Goal of the exercise -> Go through the listing below and gather every line with the word "this".

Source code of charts

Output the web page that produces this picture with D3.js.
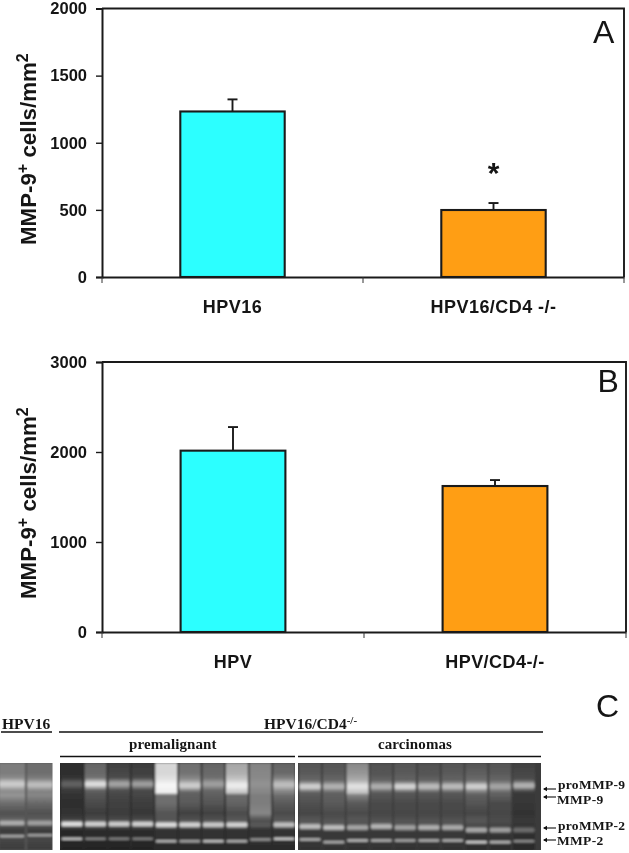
<!DOCTYPE html>
<html><head><meta charset="utf-8">
<script src="https://cdn.jsdelivr.net/npm/d3@7/dist/d3.min.js"></script>
<style>
html,body{margin:0;padding:0;background:#fff}
svg{display:block;filter:blur(0.35px)}
text{fill:#151515}
.sans{font-family:"Liberation Sans",Arial,sans-serif}
.serif{font-family:"Liberation Serif","Times New Roman",serif;font-weight:bold}
</style></head><body>
<svg id="c" width="629" height="853"></svg>
<script>
// Panel A
const catsA = ["HPV16", "HPV16/CD4 -/-"];
const valuesA = [1233, 499];
const errorsA = [90, 52];
const ticksA = [0, 500, 1000, 1500, 2000];
// Panel B
const catsB = ["HPV", "HPV/CD4-/-"];
const valuesB = [2015, 1622];
const errorsB = [262, 66];
const ticksB = [0, 1000, 2000, 3000];
const barColors = ["#2cffff", "#ff9e14"];

// Panel C: gel lanes. Smear grey level at each migration stop, then bands.
const smearStops = [0, 12, 24, 34, 37, 46, 58, 64, 68, 78, 88, 100];
const lanesLeft = [
  [125,125,160,140,150,110,80,95,85,60,70,60],
  [110,110,145,130,135,105,80,90,85,60,70,60]];
const lanesMid = [
  [45,45,60,55,50,45,50,60,75,40,40,35],
  [100,105,130,90,85,75,60,75,80,45,40,35],
  [65,70,90,75,70,65,60,70,75,45,40,35],
  [60,65,85,70,70,62,55,70,75,45,40,35],
  [215,215,235,240,110,110,85,85,85,50,50,40],
  [110,115,160,100,95,90,65,80,80,50,50,40],
  [100,105,120,100,95,85,65,80,80,50,50,40],
  [165,175,215,200,105,100,75,85,85,50,50,40],
  [130,135,140,135,125,125,135,90,75,50,50,40],
  [100,105,160,130,110,90,75,85,85,50,50,40]];
const lanesRight = [
  [85,90,110,95,90,80,70,85,85,55,55,50],
  [85,90,110,100,95,90,75,80,90,55,55,50],
  [135,150,185,195,130,90,75,85,85,55,55,50],
  [80,85,105,90,85,75,70,80,85,55,55,50],
  [85,90,105,90,85,75,70,80,85,55,55,50],
  [80,85,105,90,85,75,70,80,85,55,55,50],
  [85,90,105,90,85,75,70,80,85,55,55,50],
  [85,95,115,115,95,85,70,85,85,50,50,45],
  [85,90,110,100,95,75,70,75,75,50,50,45],
  [65,70,85,60,55,55,50,55,55,45,45,40]];
const pro9Left = [205,190], pro9Mid = [100,225,165,160,245,205,160,235,145,190],
      pro9Right = [210,180,225,175,215,190,190,210,165,180];
const pro9PosLeft = [24,25], pro9PosMid = [24,24,24,24,26,26,24,26,24,25],
      pro9PosRight = [27,27,27,27,27,27,27,27,27,26];
const pro2Left = [175,160], pro2Mid = [225,210,205,210,225,215,205,215,90,195],
      pro2Right = [195,195,170,185,165,180,175,170,160,110];
const pro2PosLeft = [69,69], pro2PosMid = [70,70,70,70,71,71,71,71,71,71],
      pro2PosRight = [73,74,74,73,74,74,74,77,77,77];
const mmp2Left = [170,165], mmp2Mid = [195,135,130,130,185,170,200,180,155,210],
      mmp2Right = [185,175,195,185,175,185,185,210,185,145];
const mmp2PosLeft = [84,83], mmp2PosMid = [87,87,87,87,90,90,90,90,88,87],
      mmp2PosRight = [88,91,89,89,89,89,89,91,91,90];
const markerLabels = ["proMMP-9","MMP-9","proMMP-2","MMP-2"];

const svg = d3.select("#c");
const defs = svg.append("defs");
defs.append("filter").attr("id","gelBlur").attr("x","-5%").attr("y","-5%").attr("width","110%").attr("height","110%")
  .append("feGaussianBlur").attr("stdDeviation","1.0");

function barPanel(cats, vals, errs, ticks, top, bottom, right, yMax, titleTop, letter, lx, ly, star) {
  const left = 102;
  const x = d3.scaleBand().domain(cats).range([left, right]).padding(0.6).paddingOuter(0.3);
  const y = d3.scaleLinear().domain([0, yMax]).range([bottom, top]);
  const g = svg.append("g");
  g.append("path").attr("d",`M${left},${top}H${right}V${bottom}`).attr("fill","none").attr("stroke","#1a1a1a").attr("stroke-width",1.9);
  const xb = i => x(cats[i]);
  cats.forEach((c,i)=>{
    const cx = x(c)+x.bandwidth()/2;
    g.append("line").attr("x1",cx).attr("x2",cx).attr("y1",y(vals[i])).attr("y2",y(vals[i]+errs[i])).attr("stroke","#1a1a1a").attr("stroke-width",1.9);
    g.append("line").attr("x1",cx-5).attr("x2",cx+5).attr("y1",y(vals[i]+errs[i])).attr("y2",y(vals[i]+errs[i])).attr("stroke","#1a1a1a").attr("stroke-width",1.9);
    g.append("rect").attr("x",xb(i)).attr("width",x.bandwidth()).attr("y",y(vals[i])).attr("height",bottom-y(vals[i]))
      .attr("fill",barColors[i]).attr("stroke","#1a1a1a").attr("stroke-width",2.1);
  });
  const ya = g.append("g").attr("transform",`translate(${left},0)`).call(d3.axisLeft(y).tickValues(ticks).tickSize(6).tickPadding(9).tickFormat(d3.format("d")));
  ya.selectAll("path").attr("stroke","#1a1a1a").attr("stroke-width",2);
  ya.selectAll("line").attr("stroke","#1a1a1a").attr("stroke-width",1.4);
  ya.selectAll("text").attr("class","sans").attr("font-size",16.5).attr("font-weight","bold").attr("fill","#151515");
  const xa = g.append("g").attr("transform",`translate(0,${bottom})`).call(d3.axisBottom(x).tickSize(0).tickPadding(23));
  xa.select("path").attr("stroke","#1a1a1a").attr("stroke-width",2);
  xa.selectAll("text").attr("class","sans").attr("font-size",18).attr("font-weight","bold").attr("letter-spacing",0.45).attr("fill","#151515");
  [0,1,2].forEach(i=>{
    const tx = left + i*(right-left)/2;
    g.append("line").attr("x1",tx).attr("x2",tx).attr("y1",bottom).attr("y2",bottom+6).attr("stroke","#333").attr("stroke-width",1);
  });
  const t = g.append("text").attr("class","sans").attr("transform",`translate(36,${titleTop}) rotate(-90)`)
     .attr("font-size",22.3).attr("font-weight","bold");
  t.append("tspan").text("MMP-9");
  t.append("tspan").attr("dy",-8).attr("font-size",16).text("+");
  t.append("tspan").attr("dy",8).text(" cells/mm");
  t.append("tspan").attr("dy",-8).attr("font-size",16).text("2");
  g.append("text").attr("class","sans").attr("x",lx).attr("y",ly).attr("font-size",32).text(letter);
  if(star){
    g.append("text").attr("class","sans").attr("x",x(cats[1])+x.bandwidth()/2).attr("y",star).attr("text-anchor","middle")
      .attr("font-size",30).attr("font-weight","bold").text("*");
  }
}
barPanel(catsA,valuesA,errorsA,ticksA,8.5,277,624,2000,245,"A",593,43,183);
barPanel(catsB,valuesB,errorsB,ticksB,362,632,626,3000,599,"B",597.5,392,null);

// Panel C
const gy = d3.scaleLinear().domain([0,100]).range([763,850]);
const grey = v => d3.rgb(v,v,v).formatHex();
function gel(id, x0, x1, laneRange, lanes, pro9, pro9Pos, pro2, pro2Pos, mmp2, mmp2Pos, bg) {
  const names = d3.range(lanes.length);
  const x = d3.scaleBand().domain(names).range(laneRange).paddingInner(0.07).paddingOuter(0);
  const clip = defs.append("clipPath").attr("id","clip"+id);
  clip.append("rect").attr("x",x0).attr("y",gy(0)).attr("width",x1-x0).attr("height",gy(100)-gy(0));
  const outer = svg.append("g").attr("clip-path",`url(#clip${id})`);
  const g = outer.append("g").attr("filter","url(#gelBlur)");
  g.append("rect").attr("x",x0-3).attr("y",gy(0)-3).attr("width",x1-x0+6).attr("height",gy(100)-gy(0)+6).attr("fill",bg);
  lanes.forEach((profile,i)=>{
    const grad = defs.append("linearGradient").attr("id",`g${id}${i}`).attr("x1",0).attr("x2",0).attr("y1",0).attr("y2",1);
    smearStops.forEach((s,k)=>grad.append("stop").attr("offset",s+"%").attr("stop-color",grey(profile[k])));
    g.append("rect").attr("x",x(i)).attr("width",x.bandwidth()).attr("y",gy(0)).attr("height",gy(100)-gy(0)).attr("fill",`url(#g${id}${i})`);
    const band = (pos,val,h,op)=>g.append("rect").attr("x",x(i)+0.5).attr("width",x.bandwidth()-1)
      .attr("y",gy(pos)-h/2).attr("height",h).attr("rx",1.5).attr("fill",grey(val)).attr("opacity",op);
    band(pro9Pos[i],pro9[i],10,0.4);
    band(pro9Pos[i],pro9[i],5,0.9);
    band(pro2Pos[i],pro2[i],7,0.35);
    band(pro2Pos[i],pro2[i],4,0.95);
    band(mmp2Pos[i],mmp2[i],2.6,0.95);
  });
}
gel("L",0,52.5,[-1,53],lanesLeft,pro9Left,pro9PosLeft,pro2Left,pro2PosLeft,mmp2Left,mmp2PosLeft,"#555");
gel("M",60,295,[61,295],lanesMid,pro9Mid,pro9PosMid,pro2Mid,pro2PosMid,mmp2Mid,mmp2PosMid,"#2a2a2a");
gel("R",298,541,[299,535],lanesRight,pro9Right,pro9PosRight,pro2Right,pro2PosRight,mmp2Right,mmp2PosRight,"#3a3a3a");

// Gel headers
function rule(x1,x2,y){svg.append("line").attr("x1",x1).attr("x2",x2).attr("y1",y).attr("y2",y).attr("stroke","#111").attr("stroke-width",1.7);}
rule(1,52,732); rule(59,543,732); rule(60,295,756.5); rule(298,541,756.5);
svg.append("text").attr("class","serif").attr("x",2).attr("y",729).attr("font-size",15.5).text("HPV16");
const ht = svg.append("text").attr("class","serif").attr("x",264).attr("y",729).attr("font-size",15.5);
ht.append("tspan").text("HPV16/CD4");
ht.append("tspan").attr("dy",-5).attr("font-size",11).text("-/-");
svg.append("text").attr("class","serif").attr("x",129).attr("y",749).attr("font-size",15).attr("letter-spacing",0.1).text("premalignant");
svg.append("text").attr("class","serif").attr("x",378).attr("y",749).attr("font-size",15).attr("letter-spacing",0.1).text("carcinomas");
svg.append("text").attr("class","sans").attr("x",596).attr("y",717).attr("font-size",32).text("C");

// Marker labels and arrows
const textBase = [789,804,830,845];
const arrowY = [789,797,828,840];
markerLabels.forEach((m,i)=>{
  const ay = arrowY[i];
  svg.append("path").attr("d",`M556,${ay}H544`).attr("stroke","#111").attr("stroke-width",1.1);
  svg.append("path").attr("d",`M543,${ay}l4,-2.2v4.4z`).attr("fill","#111");
  svg.append("text").attr("class","serif").attr("x",i%2?557:558).attr("y",textBase[i]).attr("font-size",13.5).attr("letter-spacing",0.3).text(m);
});
</script>
</body></html>
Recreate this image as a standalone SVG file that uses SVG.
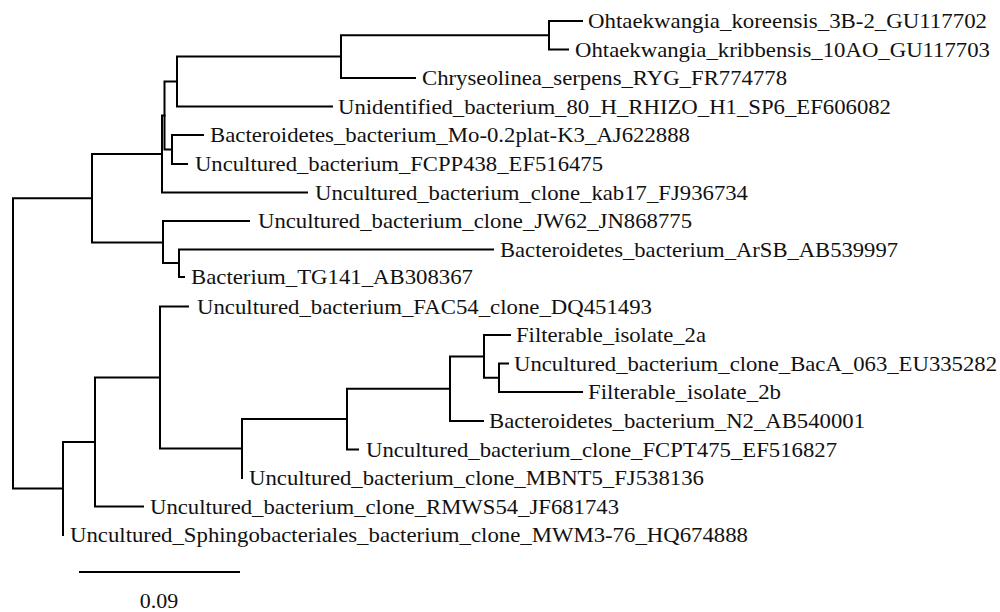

Correct output ->
Output the web page that produces this picture with D3.js.
Recreate this image as a standalone SVG file that uses SVG.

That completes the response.